Abstract

The ability to perceive composite objects as a whole is fundamental for visual perception in a complex and cluttered natural environment. This ability may be mediated by increased communication between neural representations of distinct object elements, and has been linked to increased synchronization of oscillatory brain activity in the gamma band. Previous studies of perceptual grouping either guided attention between local and global aspects of a given stimulus or manipulated its physical properties to achieve grouped and ungrouped perceptual conditions. In contrast to those studies, we fully matched the physical properties underlying global and local percepts using a bistable stimulus that causes the viewer to perceive either local motion of multiple elements or global motion of two illusory shapes without any external change. To test the synchronization hypothesis we recorded brain activity with EEG, while human participants viewed the stimulus and reported changes in their perception.
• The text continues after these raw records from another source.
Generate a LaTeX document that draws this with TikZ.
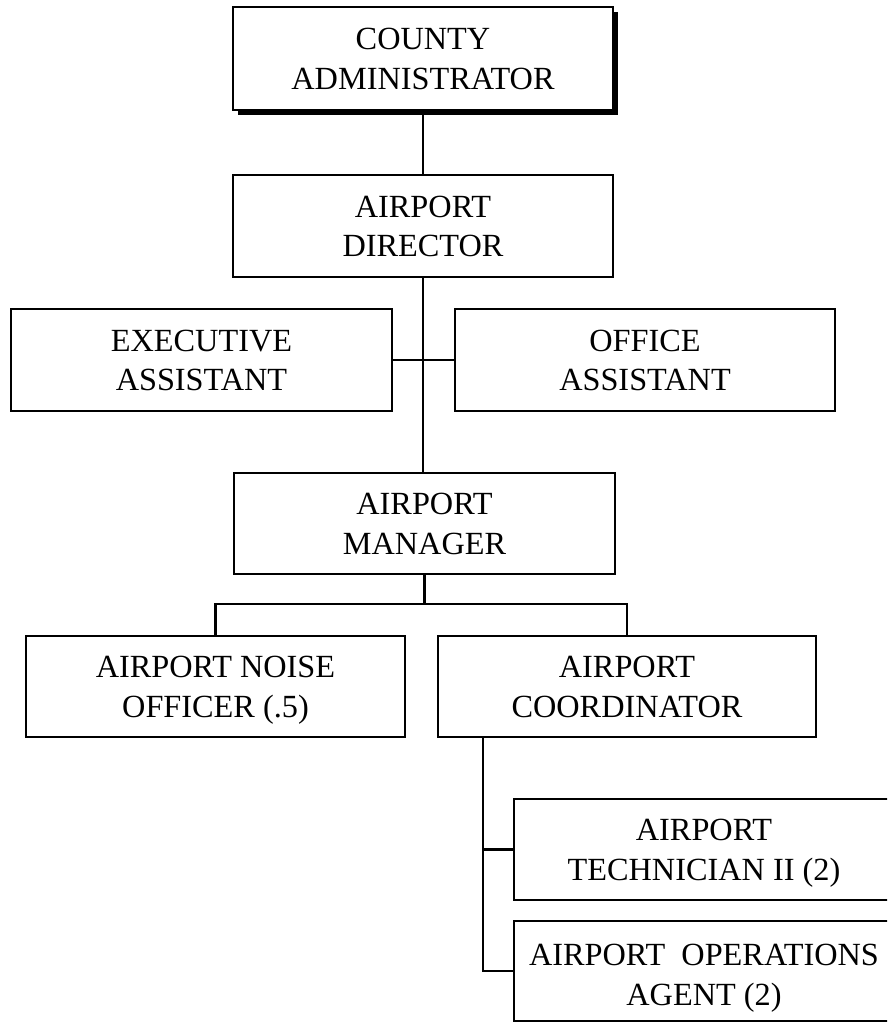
\documentclass[tikz,border=0pt]{standalone}
\usepackage{fontspec}
\setmainfont{Liberation Serif}
\usetikzlibrary{shadows}
\newcommand\twoline[3][21.5pt]{\rule{0pt}{#1}\smash{#2}\\\smash{#3}}
\begin{document}
\begin{tikzpicture}[x=1pt,y=-1pt,
  box/.style={draw=black,line width=2.5pt,fill=white,rectangle,align=center,
    minimum width=380pt,minimum height=102pt,inner sep=0pt,
    font=\fontsize{32.3}{39.5}\selectfont},
  shadowbox/.style={box,drop shadow={shadow xshift=5pt,shadow yshift=-5pt,fill=black,opacity=1}},
  link/.style={line width=2.5pt,line cap=rect}]
\clip (0,0) rectangle (887,1023);
\fill[white] (0,0) rectangle (887,1023);
\node[shadowbox,minimum height=103pt] (county) at (423,58.5) {\twoline{COUNTY}{ADMINISTRATOR}};
\node[box] (director) at (423,226) {\twoline{AIRPORT}{DIRECTOR}};
\node[box,minimum width=381pt] (exec) at (201.5,360) {\twoline{EXECUTIVE}{ASSISTANT}};
\node[box] (office) at (645,360) {\twoline{OFFICE}{ASSISTANT}};
\node[box,minimum width=381pt,minimum height=101pt] (manager) at (424.5,523.5) {\twoline{AIRPORT}{MANAGER}};
\node[box,minimum width=379pt,minimum height=101pt] (noise) at (215.5,686.5) {\twoline{AIRPORT NOISE}{OFFICER (.5)}};
\node[box,minimum width=378pt,minimum height=101pt] (coord) at (627,686.5) {\twoline{AIRPORT}{COORDINATOR}};
\node[box,minimum height=101pt] (tech) at (704,849.5) {\twoline{AIRPORT}{TECHNICIAN II (2)}};
\node[box,minimum height=100pt] (ops) at (704,971) {\twoline[29pt]{AIRPORT\ \ OPERATIONS}{AGENT (2)}};
\coordinate (bus) at (424.5,604);
\coordinate (busL) at (215.5,604);
\coordinate (busR) at (627,604);
\coordinate (cdrop) at (483,737);
\draw[link] (county.south -| director.north) -- (director.north);
\draw[link] (director.south) -- (director.south |- manager.north);
\draw[link] (exec.east) -- (office.west);
\draw[link] (manager.south) -- (bus);
\draw[link] (busL) -- (busR);
\draw[link] (busL) -- (noise.north);
\draw[link] (busR) -- (coord.north);
\draw[link] (cdrop) -- (cdrop |- ops.west) -- (ops.west);
\draw[link] (cdrop |- tech.west) -- (tech.west);
\end{tikzpicture}
\end{document}
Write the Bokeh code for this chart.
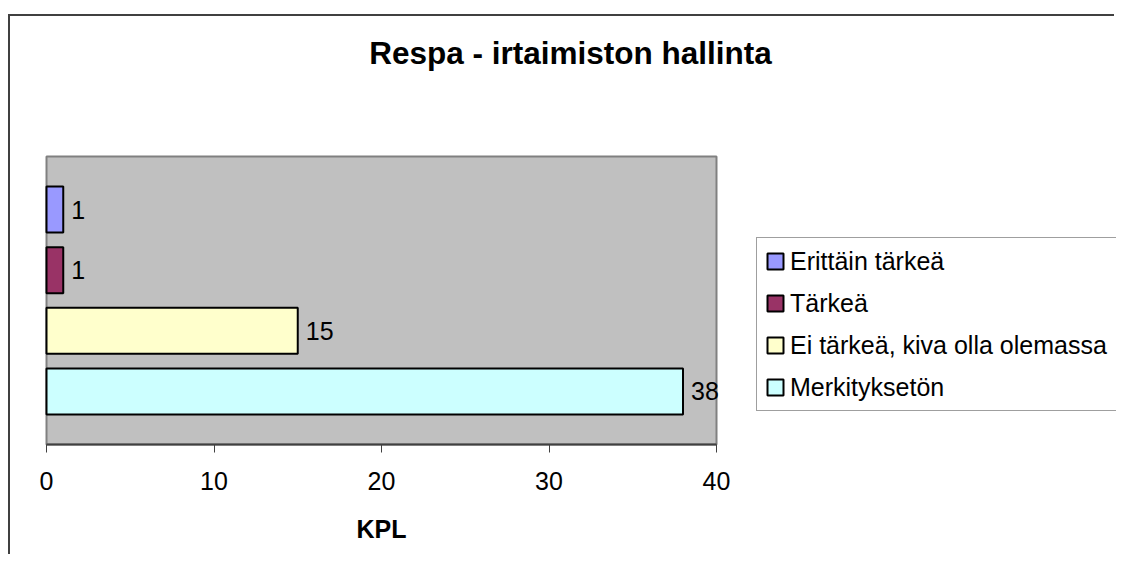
from bokeh.plotting import figure
from bokeh.models import ColumnDataSource, Range1d, FixedTicker, Legend, LegendItem, Label
from bokeh.core.properties import value
from bokeh.embed import file_html
from bokeh.resources import INLINE

# ---- data ----
categories = ["Erittäin tärkeä", "Tärkeä", "Ei tärkeä, kiva olla olemassa", "Merkityksetön"]
counts = [1, 1, 15, 38]
colors = ["#9999FF", "#993366", "#FFFFCC", "#CCFFFF"]
x_ticks = [0, 10, 20, 30, 40]
title_text = "Respa - irtaimiston hallinta"
x_label = "KPL"

FONT = "Liberation Sans"

# category slots: first category on top
ypos = [len(categories) - i for i in range(len(categories))]
PAD = 0.875                      # padding of plot area around the category slots
y_lo, y_hi = min(ypos) - PAD, max(ypos) + PAD
x_lo, x_hi = x_ticks[0], x_ticks[-1]

W, H = 1106, 540
# whole canvas is the frame; plot area is drawn inside it
px_x = 670 / (x_hi - x_lo)
px_y = 288 / (y_hi - y_lo)
x_range = Range1d(x_lo - 36 / px_x, x_hi + (W - 36 - 670) / px_x)
y_range = Range1d(y_lo - (H - 140 - 288) / px_y, y_hi + 140 / px_y)

p = figure(width=W, height=H, x_range=x_range, y_range=y_range,
           output_backend="svg", toolbar_location=None, y_axis_location=None,
           min_border=0, min_border_left=0, min_border_right=0,
           min_border_top=0, min_border_bottom=0)
p.styles = {"border-left": "2px solid #404040", "border-top": "2px solid #404040",
            "margin": "14px 0px 0px 8px"}

p.background_fill_color = "white"
p.border_fill_color = "white"
p.outline_line_color = None
p.xgrid.grid_line_color = None
p.ygrid.grid_line_color = None

# plot area
p.quad(left=[x_lo], right=[x_hi], bottom=[y_lo], top=[y_hi],
       fill_color="#C0C0C0", line_color="#808080", line_width=2)

items = []
for i, c in enumerate(categories):
    s = ColumnDataSource(dict(y=[ypos[i]], val=[counts[i]]))
    r = p.hbar(y="y", left=0, right="val", height=0.76, source=s,
               fill_color=colors[i], line_color="black", line_width=2)
    items.append(LegendItem(label=c, renderers=[r]))

src = ColumnDataSource(dict(y=ypos, val=counts, lbl=[str(v) for v in counts]))
p.text(x="val", y="y", text="lbl", source=src, x_offset=8,
       text_align="left", text_baseline="middle",
       text_font=value(FONT), text_font_size="25px", text_color="black")

# x axis at the bottom of the plot area
ax = p.xaxis[0]
ax.fixed_location = y_lo
ax.bounds = (x_lo, x_hi)
ax.ticker = FixedTicker(ticks=x_ticks)
ax.minor_tick_line_color = None
ax.major_tick_in = 0
ax.major_tick_out = 8
ax.axis_line_color = "#404040"
ax.axis_line_width = 2
ax.major_tick_line_color = "#404040"
ax.major_tick_line_width = 1
ax.major_label_text_font = FONT
ax.major_label_text_font_size = "25px"
ax.major_label_text_color = "black"
ax.major_label_standoff = 19
ax.axis_label = x_label
ax.axis_label_text_font = FONT
ax.axis_label_text_font_size = "25px"
ax.axis_label_text_font_style = "bold"
ax.axis_label_text_color = "black"
ax.axis_label_standoff = 22

# title
p.add_layout(Label(x=560, y=H - 18, x_units="screen", y_units="screen",
                   text=title_text, text_align="center", text_baseline="top",
                   text_font=FONT, text_font_size="31.5px", text_font_style="bold",
                   text_color="black"))

legend = Legend(items=items, location=(746, 145),
                label_text_font=FONT, label_text_font_size="25px",
                label_text_color="black",
                glyph_width=20, glyph_height=20, label_height=30, label_width=335,
                label_standoff=5, spacing=12, padding=8, margin=0,
                border_line_color="#404040", border_line_width=1,
                background_fill_color="white", background_fill_alpha=1)
p.add_layout(legend, "center")

open("out.html", "w").write(file_html(p, INLINE))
In contrast to previous findings we show that power of the beta-band was lower during perception of global Gestalt than during that of local elements. Source localization places these differences in the posterior parietal cortex, overlapping with a site previously associated with both attention and Gestalt perception. These findings reveal a role of parietal beta-band activity in internally, rather than externally or attention-driven processes of Gestalt perception. They also add to the growing evidence for shared neural substrates of attention and Gestalt perception, both being linked to parietal cortex.